Jenrick has admitted “unlawfully” giving the go-ahead the 1,500-home development at the former Westferry Printworks site on London’s Isle of Dogs in January.
As first reported by the Daily Mail on Wednesday, new figures from the Electoral Commission have revealed Desmond gave the Tories £12,000 two weeks after that decision was made.
Desmond is the former owner of the Daily Express and Daily Star newspapers.
Mike Amesbury, Labour’s shadow housing minister, has demanded Jenrick publish all correspondence with Desmond related to the development.
“Otherwise the public will be entitled to think it’s one rule for the Conservatives and their wealthy friends, and another rule for everyone else,” he said.
Jenrick handed Desmond’s £1bn project a last-minute reprieve after the local council and the independent Planning Inspectorate both decided it should be refused.
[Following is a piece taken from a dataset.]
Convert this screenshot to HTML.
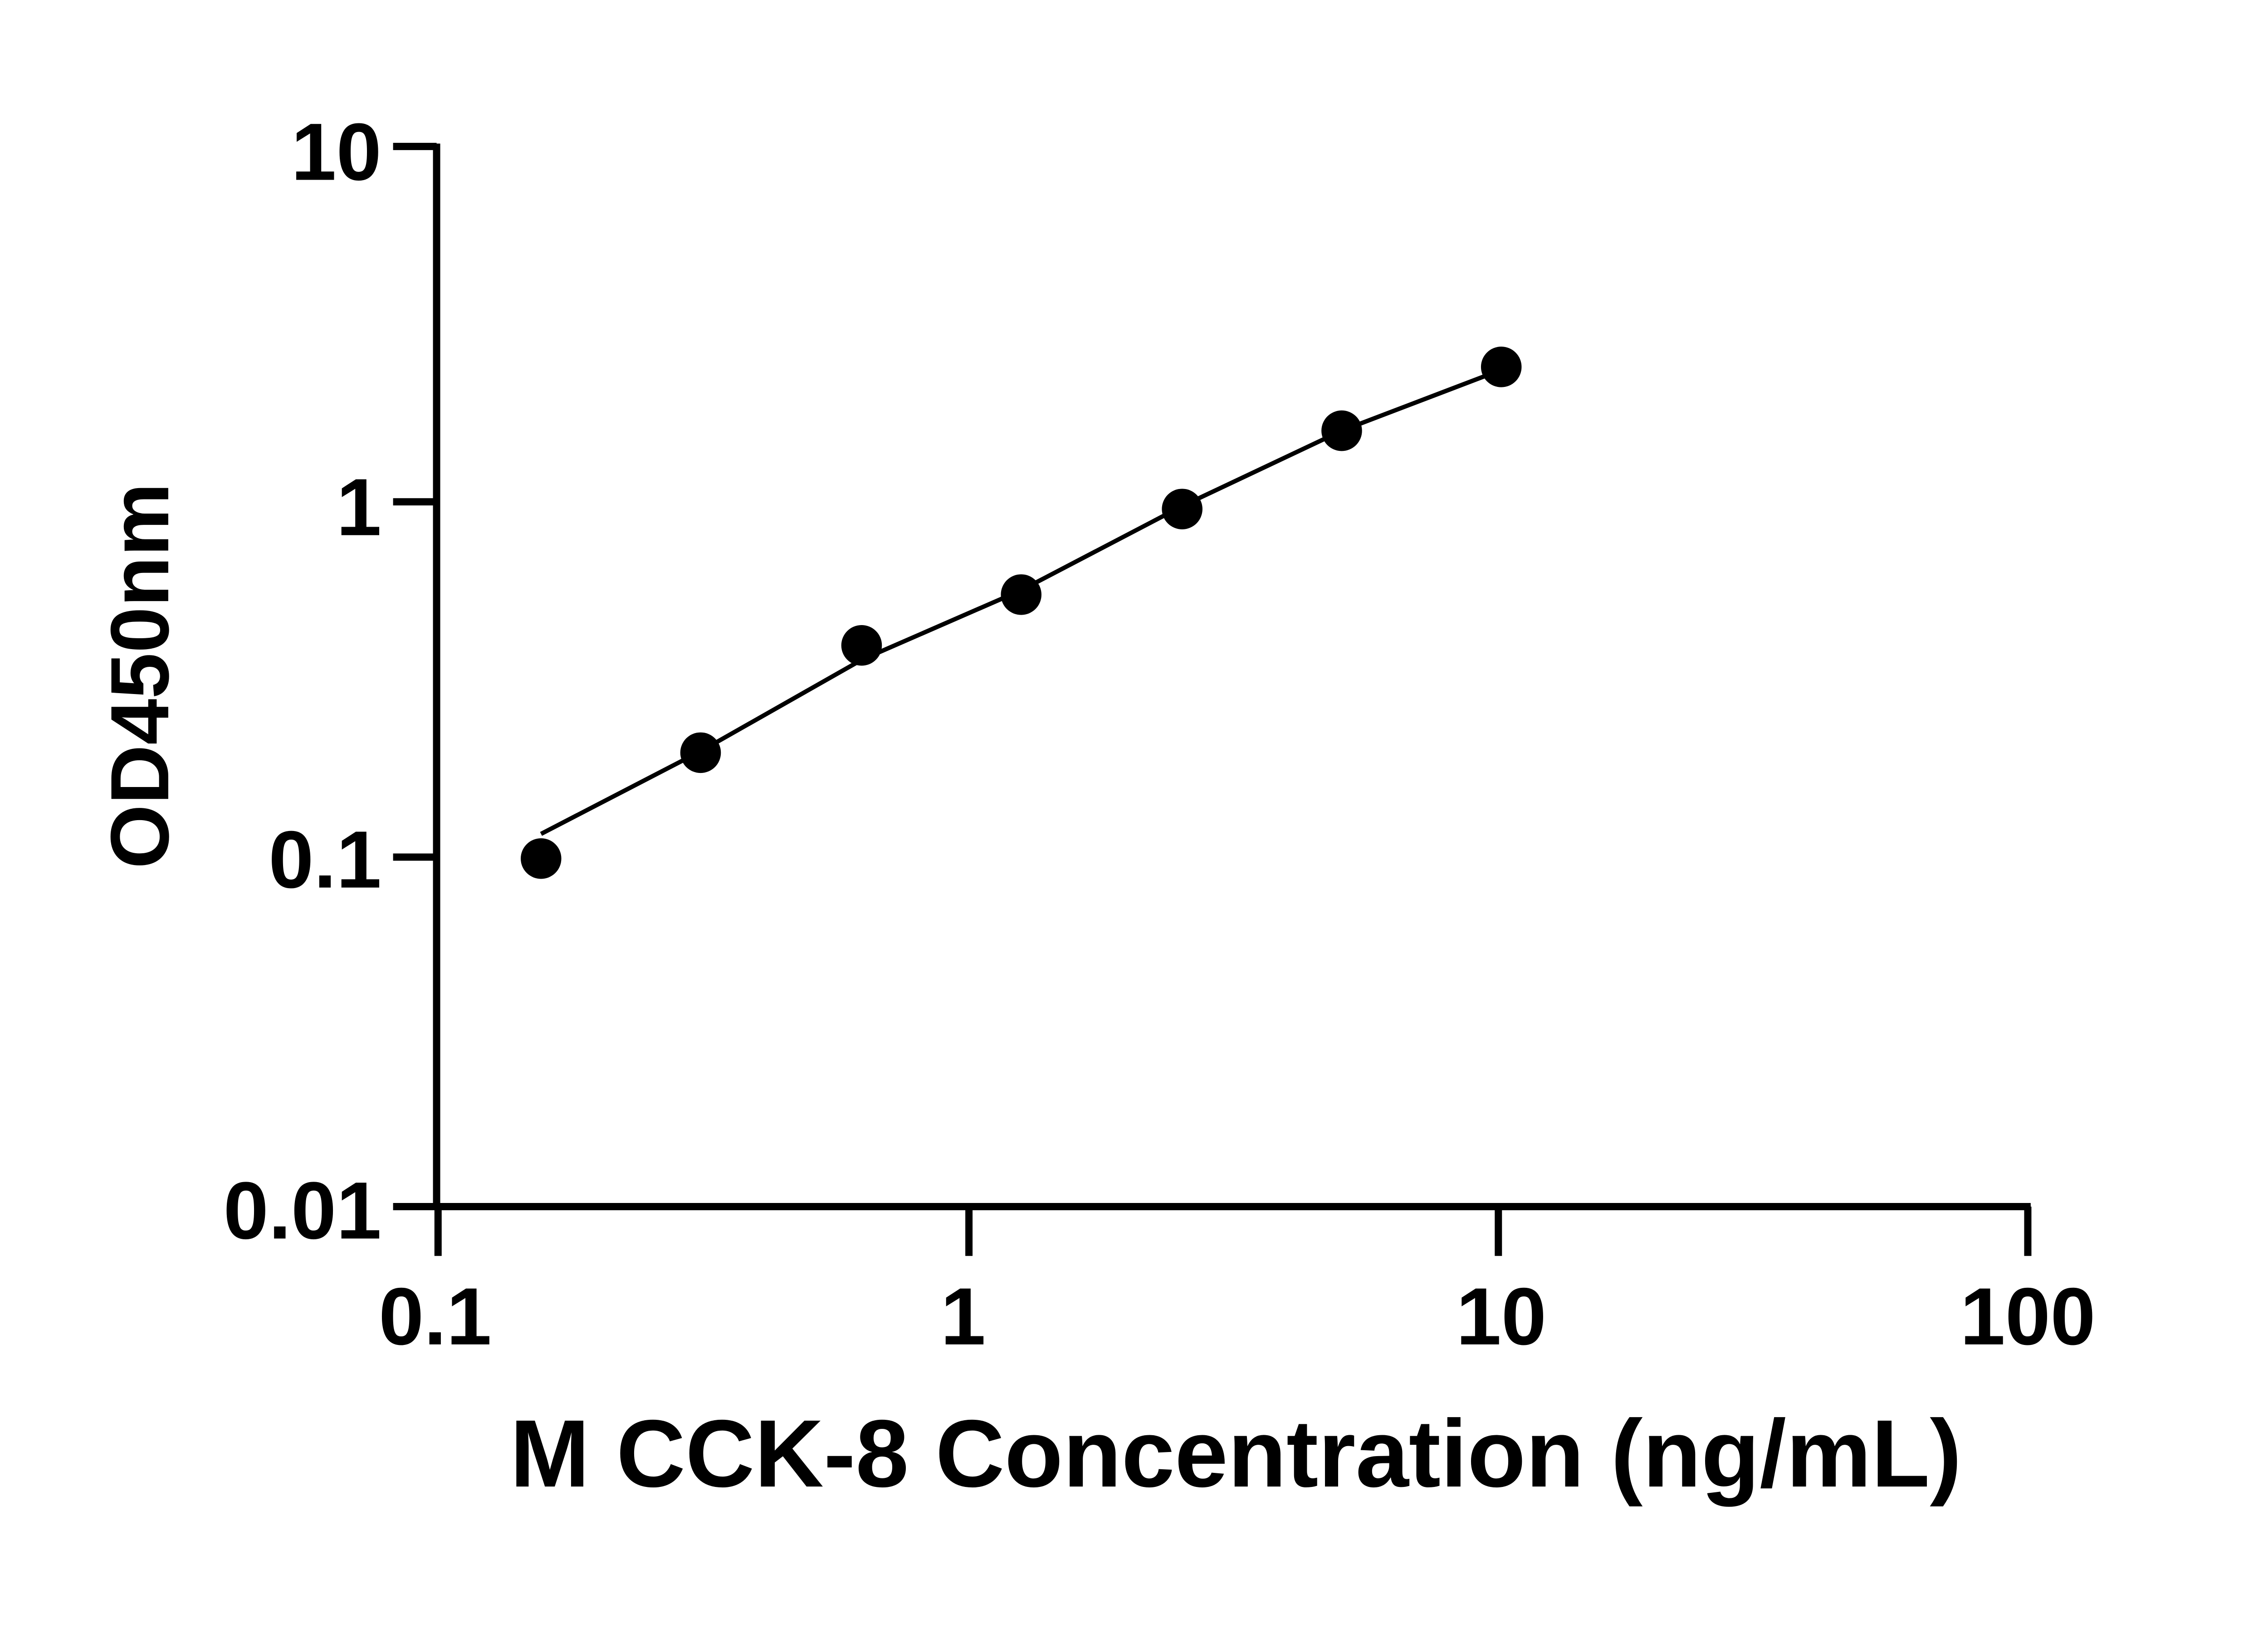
<!DOCTYPE html>
<html><head><meta charset="utf-8"><style>html,body{margin:0;padding:0;background:#fff}svg{display:block}</style></head>
<body>
<svg width="5142" height="3600" viewBox="0 0 1608 1126" preserveAspectRatio="none" xmlns="http://www.w3.org/2000/svg" font-family="'Liberation Sans', 'DejaVu Sans', sans-serif" font-weight="bold">
<rect width="1608" height="1126" fill="#fff"/>
<g stroke="#000" stroke-width="5" fill="none" stroke-linecap="butt">
<line x1="301" y1="99" x2="301" y2="834"/>
<line x1="299" y1="832" x2="1400" y2="832"/>
<line x1="271" y1="101" x2="301" y2="101"/>
<line x1="271" y1="346" x2="301" y2="346"/>
<line x1="271" y1="591" x2="301" y2="591"/>
<line x1="271" y1="832" x2="301" y2="832"/>
<line x1="302" y1="832" x2="302" y2="866"/>
<line x1="668" y1="832" x2="668" y2="866"/>
<line x1="1033" y1="832" x2="1033" y2="866"/>
<line x1="1398" y1="832" x2="1398" y2="866"/>
</g>
<g font-size="56" fill="#000" text-anchor="end">
<text x="263" y="124">10</text>
<text x="263" y="369">1</text>
<text x="263" y="612">0.1</text>
<text x="263" y="854">0.01</text>
</g>
<g font-size="56" fill="#000" text-anchor="middle">
<text x="300" y="927">0.1</text>
<text x="664" y="927">1</text>
<text x="1035" y="927">10</text>
<text x="1398" y="927">100</text>
</g>
<text x="852" y="1025" font-size="66" text-anchor="middle" fill="#000">M CCK-8 Concentration (ng/mL)</text>
<text transform="translate(116,466) rotate(-90)" font-size="57" text-anchor="middle" fill="#000">OD450nm</text>
<polyline points="373,575 483,518 594,455 704,407 815,349 925,297 1035,255" stroke="#000" stroke-width="3" fill="none"/>
<g fill="#000">
<circle cx="373" cy="592" r="14"/>
<circle cx="483" cy="519" r="14"/>
<circle cx="594" cy="445" r="14"/>
<circle cx="704" cy="410" r="14"/>
<circle cx="815" cy="351" r="14"/>
<circle cx="925" cy="297" r="14"/>
<circle cx="1035" cy="253" r="14"/>
</g>
</svg>
</body></html>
They had said it lacked enough affordable housing and conflicted with local conservation policy.
The housing secretary’s green light came the day before Tower Hamlets Council approved a new rate for its Community Infrastructure Levy (CIL) – a move that would have increased the property owner’s financial liability to the authority by between £30m and £50m.
Amesbury alleged the donation was “another indication” Jenrick’s decision “was done to benefit Richard Desmond, a wealthy Tory donor, to the tune of millions of pounds”.
“This latest revelation comes hours after Jenrick announced new plans to remove planning decisions from locally elected councillors, enabling ministers to take more decisions over the heads of local communities for the benefit of their wealthy friends,” he said.
“Robert Jenrick should come clean and publish all correspondence with Richard Desmond about this case.”
A Conservative Party spokesperson said: “Government policy is in no way influenced by party donations – they are entirely separate.
“Donations to the Conservative Party are properly and transparently declared to the Electoral Commission, published by them, and comply fully with the law.”
In March Tower Hamlets council began legal action alleging that the timing of the decision appeared to show bias.
Jenrick accepted his decision letter was “unlawful by reason of apparent bias” and confirmed it was deliberately issued before the new CIL policy could be adopted.
He agreed planning permission should be quashed and decided by a different minister.